En el original griego la cosa se hace más expresiva porque, para responder que va a la viña: "Voy, Señor", lo que dice literalmente es "egó, kyrie" "ego, señor", "yo, señor". No usa el verbo ir, señala a su persona: egò . Está convencido que responde con toda ella: "aquí estoy"; " egò "; "yo". En realidad hasta cree que irá, está perdidamente engañado respecto de si mismo; no es que le mienta al padre.

El que ha respondido en cambio "no quiero", no se engaña: reconoce que "no quiere" y se lo dice al padre en la cara.
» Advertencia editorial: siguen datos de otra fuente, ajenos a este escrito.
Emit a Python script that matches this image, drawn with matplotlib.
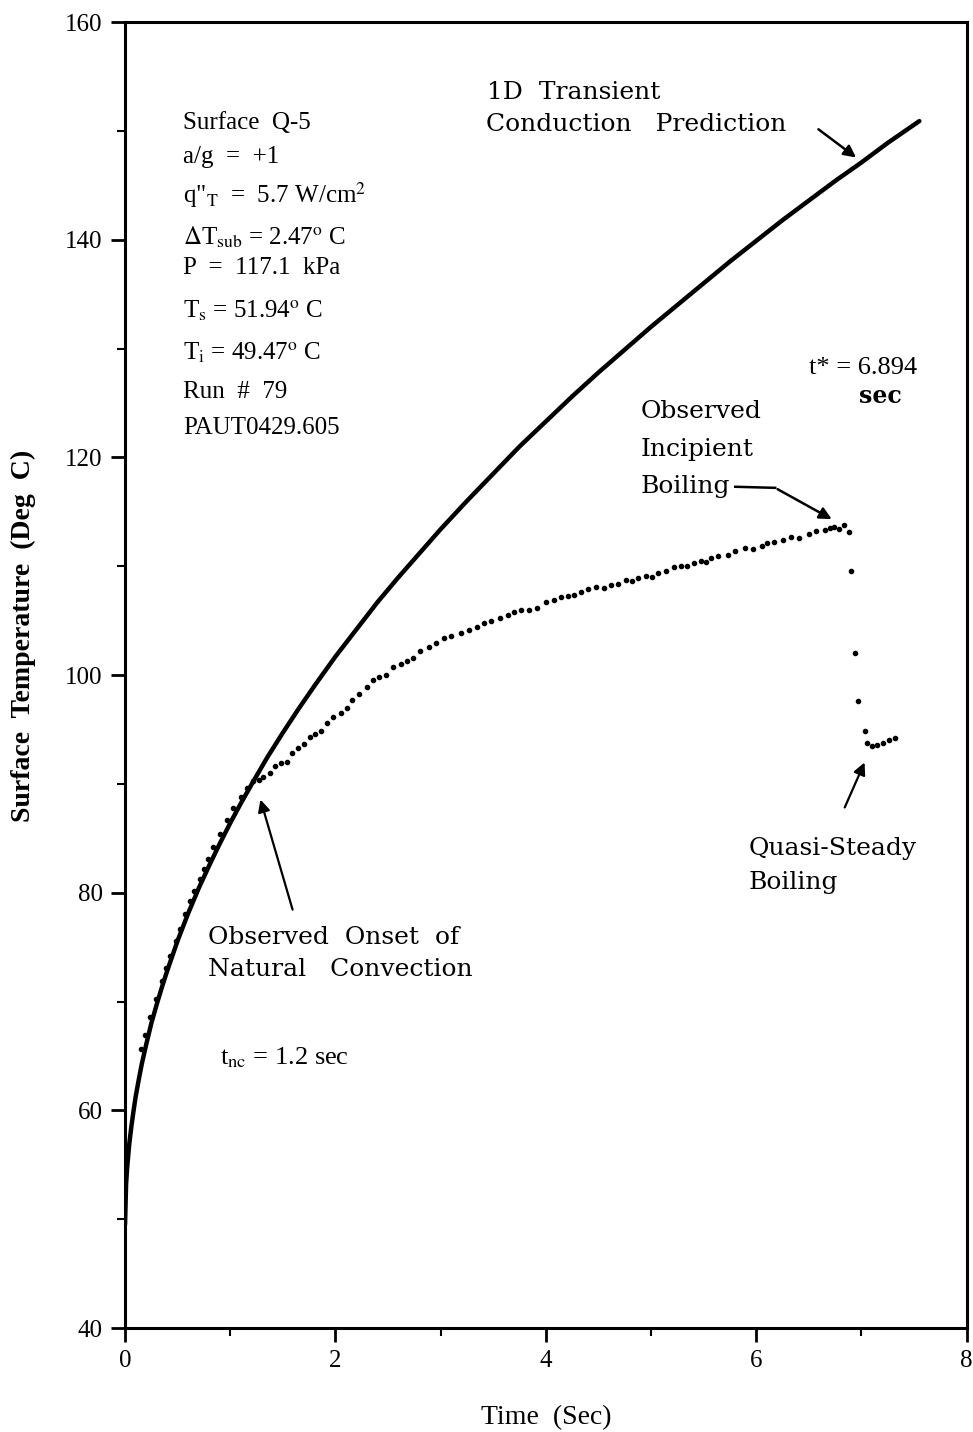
import matplotlib
matplotlib.use("Agg")
import matplotlib.pyplot as plt

plt.rcParams["font.family"] = ["Liberation Serif", "DejaVu Serif"]
plt.rcParams["mathtext.fontset"] = "stix"

# 1D transient conduction prediction
pred_t = [0.0, 0.01, 0.02, 0.04, 0.06, 0.08, 0.1, 0.13, 0.16, 0.2, 0.25, 0.3, 0.35,
          0.4, 0.5, 0.6, 0.7, 0.8, 0.9, 1.0, 1.1, 1.2, 1.35, 1.5, 1.65, 1.8, 2.0,
          2.2, 2.4, 2.6, 2.8, 3.0, 3.25, 3.5, 3.75, 4.0, 4.25, 4.5, 4.75, 5.0,
          5.25, 5.5, 5.75, 6.0, 6.25, 6.5, 6.75, 7.0, 7.25, 7.55]
pred_T = [49.5, 53.2, 54.7, 56.9, 58.5, 59.9, 61.2, 62.8, 64.3, 66.0, 68.0, 69.7, 71.3,
          72.8, 75.6, 78.1, 80.4, 82.5, 84.5, 86.4, 88.2, 89.9, 92.4, 94.7, 96.9, 99.0, 101.7,
          104.2, 106.7, 109.0, 111.2, 113.4, 116.0, 118.5, 121.0, 123.3, 125.6, 127.8, 129.9, 132.0,
          134.0, 136.0, 138.0, 139.9, 141.8, 143.6, 145.4, 147.1, 148.9, 150.9]

# measured surface temperature (dots)
obs_t = [0.15, 0.19, 0.24, 0.29, 0.35, 0.39, 0.43, 0.48, 0.52, 0.57, 0.62, 0.66, 0.71,
         0.75, 0.79, 0.84, 0.90, 0.97, 1.03, 1.10, 1.16, 1.22, 1.27, 1.31, 1.38, 1.43,
         1.48, 1.54, 1.59, 1.64, 1.70, 1.76, 1.81, 1.86, 1.92, 1.98, 2.05, 2.11, 2.16,
         2.22, 2.30, 2.36, 2.41, 2.48, 2.55, 2.62, 2.68, 2.74, 2.80, 2.89, 2.96, 3.03,
         3.10, 3.19, 3.27, 3.35, 3.41, 3.48, 3.56, 3.64, 3.70, 3.76, 3.84, 3.92, 4.00,
         4.08, 4.14, 4.21, 4.27, 4.33, 4.40, 4.48, 4.55, 4.62, 4.69, 4.76, 4.82, 4.88,
         4.95, 5.01, 5.07, 5.14, 5.22, 5.28, 5.34, 5.41, 5.47, 5.52, 5.57, 5.64, 5.73,
         5.80, 5.89, 5.97, 6.05, 6.10, 6.17, 6.25, 6.33, 6.41, 6.50, 6.57, 6.65, 6.70,
         6.74, 6.79, 6.83, 6.88, 6.90, 6.94, 6.97, 7.03, 7.05, 7.10, 7.15, 7.20, 7.26,
         7.32]
obs_T = [65.6, 66.9, 68.6, 70.2, 71.9, 73.1, 74.2, 75.6, 76.7, 78.0, 79.2, 80.2, 81.3,
         82.2, 83.1, 84.2, 85.4, 86.7, 87.8, 88.8, 89.6, 90.3, 90.4, 90.6, 91.0, 91.6,
         91.9, 92.0, 92.8, 93.3, 93.7, 94.3, 94.6, 94.9, 95.6, 96.1, 96.5, 97.0, 97.7,
         98.3, 98.9, 99.5, 99.8, 100.0, 100.7, 101.0, 101.3, 101.6, 102.2, 102.6, 102.9, 103.4,
         103.6, 103.9, 104.1, 104.4, 104.8, 105.0, 105.2, 105.5, 105.8, 106.0, 106.0, 106.2, 106.7,
         106.9, 107.2, 107.3, 107.4, 107.6, 107.9, 108.1, 108.0, 108.3, 108.4, 108.7, 108.6, 108.9,
         109.1, 109.0, 109.4, 109.6, 109.9, 110.0, 110.0, 110.3, 110.5, 110.4, 110.8, 110.9, 111.0,
         111.4, 111.7, 111.6, 111.9, 112.1, 112.2, 112.4, 112.7, 112.6, 113.0, 113.2, 113.3, 113.5,
         113.6, 113.4, 113.8, 113.1, 109.6, 102.0, 97.6, 94.9, 93.8, 93.5, 93.6, 93.8, 94.0,
         94.2]

x_ticks = [0, 2, 4, 6, 8]
y_ticks = [40, 60, 80, 100, 120, 140, 160]

params = ["Surface  Q-5",
          "a/g  =  +1",
          'q"$_{\\rm T}$  =  5.7 W/cm$^{2}$',
          "$\\Delta$T$_{\\rm sub}$ = 2.47$^{\\rm o}$ C",
          "P  =  117.1  kPa",
          "T$_{\\rm s}$ = 51.94$^{\\rm o}$ C",
          "T$_{\\rm i}$ = 49.47$^{\\rm o}$ C",
          "Run  #  79",
          "PAUT0429.605"]
params_y = [150.7, 147.6, 144.1, 140.25, 137.4, 133.5, 129.6, 126.0, 122.7]

fig = plt.figure(figsize=(9.73, 14.32), dpi=100)
ax = fig.add_axes([0.1285, 0.0726, 0.865, 0.912])

ax.plot(pred_t, pred_T, color="black", lw=3.2, solid_capstyle="round")
ax.plot(obs_t, obs_T, ls="none", marker="o", ms=3.0, color="black")

ax.set_xlim(0, 8)
ax.set_ylim(40, 160)
ax.set_xticks(x_ticks)
ax.set_yticks(y_ticks)
ax.set_xticks([1, 3, 5, 7], minor=True)
ax.set_yticks([50, 70, 90, 110, 130, 150], minor=True)
ax.tick_params(which="major", direction="out", length=10, width=2, labelsize=18, pad=6)
ax.tick_params(which="minor", direction="out", length=6, width=1.5)
for s in ax.spines.values():
    s.set_linewidth(2.2)

ax.set_xlabel("Time  (Sec)", fontsize=20, labelpad=24)
ax.set_ylabel("Surface  Temperature  (Deg  C)", fontsize=20, fontweight="bold")
ax.yaxis.set_label_coords(-0.106, 0.53)

for txt, yy in zip(params, params_y):
    ax.text(0.55, yy, txt, fontsize=18, va="center", ha="left")

ann = dict(fontsize=18, family=["DejaVu Serif"], va="center", ha="left")
ax.text(3.44, 153.5, "1D  Transient", **ann)
ax.text(3.43, 150.6, "Conduction   Prediction", **ann)
ax.annotate("", xy=(6.97, 147.4), xytext=(6.57, 150.3),
            arrowprops=dict(arrowstyle="-|>", color="black", lw=1.8, mutation_scale=18))

ax.text(6.50, 128.2, "t* = 6.894", fontsize=19, va="center", ha="left")
ax.text(7.18, 125.6, "sec", fontsize=17, va="center", ha="center", family=["DejaVu Serif"],
        fontweight="bold")

ax.text(4.90, 124.2, "Observed", **ann)
ax.text(4.90, 120.7, "Incipient", **ann)
ax.text(4.90, 117.3, "Boiling", **ann)
ax.plot([5.80, 6.18], [117.3, 117.2], color="black", lw=1.8)
ax.annotate("", xy=(6.74, 114.2), xytext=(6.18, 117.2),
            arrowprops=dict(arrowstyle="-|>", color="black", lw=1.8, mutation_scale=18))

ax.text(5.93, 84.1, "Quasi-Steady", **ann)
ax.text(5.93, 80.9, "Boiling", **ann)
ax.annotate("", xy=(7.04, 92.2), xytext=(6.83, 87.6),
            arrowprops=dict(arrowstyle="-|>", color="black", lw=1.6, mutation_scale=18))

ax.text(0.79, 75.9, "Observed  Onset  of", **ann)
ax.text(0.79, 72.9, "Natural   Convection", **ann)
ax.annotate("", xy=(1.28, 88.8), xytext=(1.60, 78.2),
            arrowprops=dict(arrowstyle="-|>", color="black", lw=1.6, mutation_scale=18))

ax.text(0.90, 64.8, "t$_{\\rm nc}$ = 1.2 sec", fontsize=19, va="center", ha="left")

fig.savefig("out.png", dpi=100)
Aunque maleducado, es transparente.

Del segundo se dice: "Egò kyrie" y luego "no fue". Del primero no se dice que dijo "No quiero" y luego " fue". Sino que, después de decir "no quiero", sin mentirse a si mismo ni a su padre, después se arrepintió, y entonces fue.

El evangelio de hoy, pues, no es simplemente la contraposición entre "el que dice que va y no va" y "el que dice que no va y va" -sería una parábola tonta-. Es el contraste trágico, entre e l q u e se engaña a si mismo, el que porque dice las frases convenientes y tiene las buenas maneras que corresponden se cree bueno y honorable -no hay que olvidar que Jesús en este discurso está hablando, en el templo, a los sumos sacerdotes y a los senadores- pero, en el fondo, no oye realmente, no escucha, se hace incapaz de "ob-edecer" al decir de Dios, que lo obliga a mucho más que a palabras y gestos exteriores: lo provoca a la amistad, al amor, a la entrega, a la bondad, a la compasión... pero, precisamente porque se cree bueno, no puede oír, ni arrepentirse, ni convertirse... y e l q u e, sabiéndose pecador -"los publicanos y las prostitutas", les dice Jesús, para chocar, a los sumos Sacerdotes-, reconociéndose desobediente, no engañado sobre si mismo, puede todavía arrepentirse y creer, mirar y ver, oír y obedecer.

(1)O utiliza el intensivo hupakùo .

(2) También la palabra ob-servancia , viene de mirar, de ver con atención. "Es una religiosa observante" decimos cuando la vemos cumplidora, entregada. No es de las que miran sin ver, es de las que miran ob-servando, viendo adentro, comprometiéndose. (Oír obedeciendo, mirar observando).